My son enjoying the Force 5 in Somesville
When I last checked in I had just purchased a new trailer and was working my way aft building out the seat tanks and aft compartment.  I won't go into too much detail because honestly, it just took a ton of time to figure out all the cuts, angles and general layout when not working from a plan.  

The side seat tanks run aft of the daggerboard trunk to the sterb and will be watertight in case of capsize I will have several deck plates installed in them, but so far I have only installed the 4" aft plates that will be accessible from the aft compartment just forward of the mizzen.  

I also spent some time designing the mizzen mount and glassed in the 25 x 50 mm stringers that will run from the stern to the 1st bulkhead.  These will provide a channel to drain water from the mizzen mast to the bilge.  I've selected a piece of 3" pvc pipe to be the tube for the mizzen mast step that should keep water out of the aft compartment.  

For the aft compartment I built a channel around the perimeter and glassed sides onto the compartment lid that will fit into the channel to keep the water out (hopefully).  This took quite a while and lots of sitting and thinking to make sure I got it right.

Finally, I purchased a Whale Gusher Compact 50 for the bilge pump and cut out the mounting hole in the forward part of the port seat tank.  I think this will be a decent location because it will allow me to pump the bilge while seated with the tiller in hand. I'm not fully committed yet, but right now I'm leaning toward mounting the discharge in the stern adjacent to the rudder (obviously above the waterline). 
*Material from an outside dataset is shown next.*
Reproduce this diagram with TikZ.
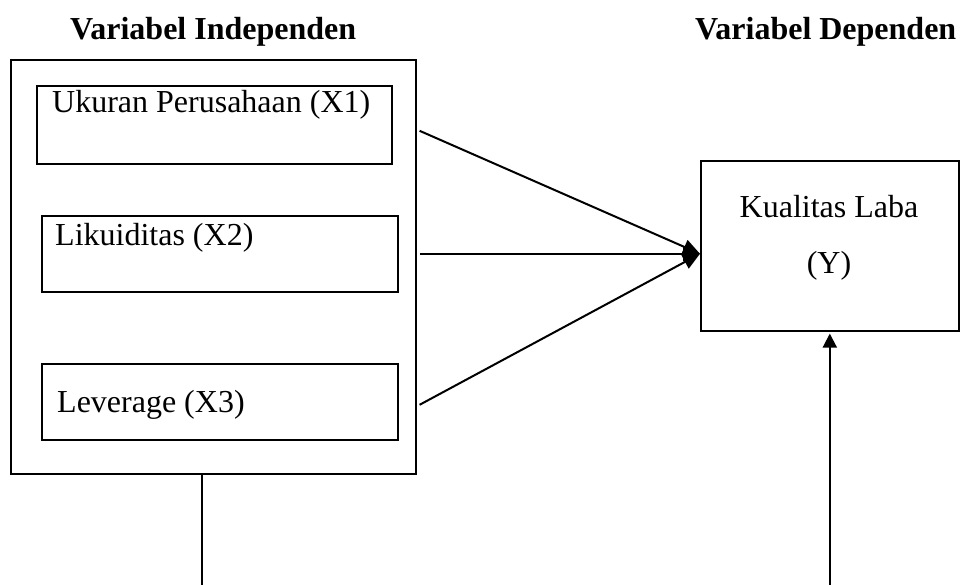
\documentclass[tikz,border=0pt]{standalone}
\usepackage{fontspec}
\setmainfont{Liberation Serif}
\usetikzlibrary{arrows.meta,calc}

\begin{document}
\begin{tikzpicture}[
    x=1pt, y=-1pt,
    box/.style={draw=black, line width=1.6pt, rectangle, inner sep=0pt,
      anchor=north west},
    txt/.style={anchor=base west, inner sep=0pt,
      font=\fontsize{32}{38}\selectfont},
    head/.style={anchor=base west, inner sep=0pt,
      font=\fontsize{32}{38}\selectfont\bfseries},
    link/.style={line width=2pt},
  line join=miter]

  \useasboundingbox (0,0) rectangle (960,585);

  % headings
  \node [head] (hind) at (70,40) {Variabel Independen};
  \node [head] (hdep) at (695,40) {Variabel Dependen};

  % independent variables
  \node [box, minimum width=405, minimum height=414] (indep) at (10,59) {};
  \node [box, minimum width=355, minimum height=78] (x1) at (36,85) {};
  \node [box, minimum width=356, minimum height=76] (x2) at (41,215) {};
  \node [box, minimum width=356, minimum height=76] (x3) at (41,363) {};
  \node [txt] (tx1) at (52,113) {Ukuran Perusahaan (X1)};
  \node [txt] (tx2) at (55,245) {Likuiditas (X2)};
  \node [txt] (tx3) at (57,412) {Leverage (X3)};

  % dependent variable
  \node [box, minimum width=258, minimum height=170] (dep) at (700,160) {};
  \node [txt, anchor=base] (ty1) at (829,218) {Kualitas Laba};
  \node [txt, anchor=base] (ty2) at (829,273) {(Y)};

  % arrows to Y
  \coordinate (tip) at ([yshift=-8pt]dep.west);
  \foreach \v/\dy in {x1/6, x2/0, x3/3}
    \draw [link, -{Triangle[length=17pt,width=15pt]}]
      ([xshift=3pt, yshift=-\dy pt]indep.east |- \v.center) -- (tip);

  % lines at the bottom
  \coordinate (low) at ([xshift=-11.5pt]indep.south |- 0,585);
  \coordinate (up) at (dep.south |- 0,585);
  \draw [line width=1.6pt] ([xshift=-11.5pt]indep.south) -- (low);
  \draw [link, -{Triangle[length=14pt,width=14pt]}] (up) -- ([yshift=-2pt]dep.south);
\end{tikzpicture}
\end{document}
By the end of this upcoming weekend, I hope to finalize the mizzen step and get the tube installed at the 6 degree angle specified in the plans with the corresponding partners.  We'll see, but I don't think it should be too hard, I'm pretty sure I figured out the plan tonight while sitting and staring at the boat.  Aside from that I have to glass in 'stringers' to the plywood frames to provide some material for the floorboards to screw into.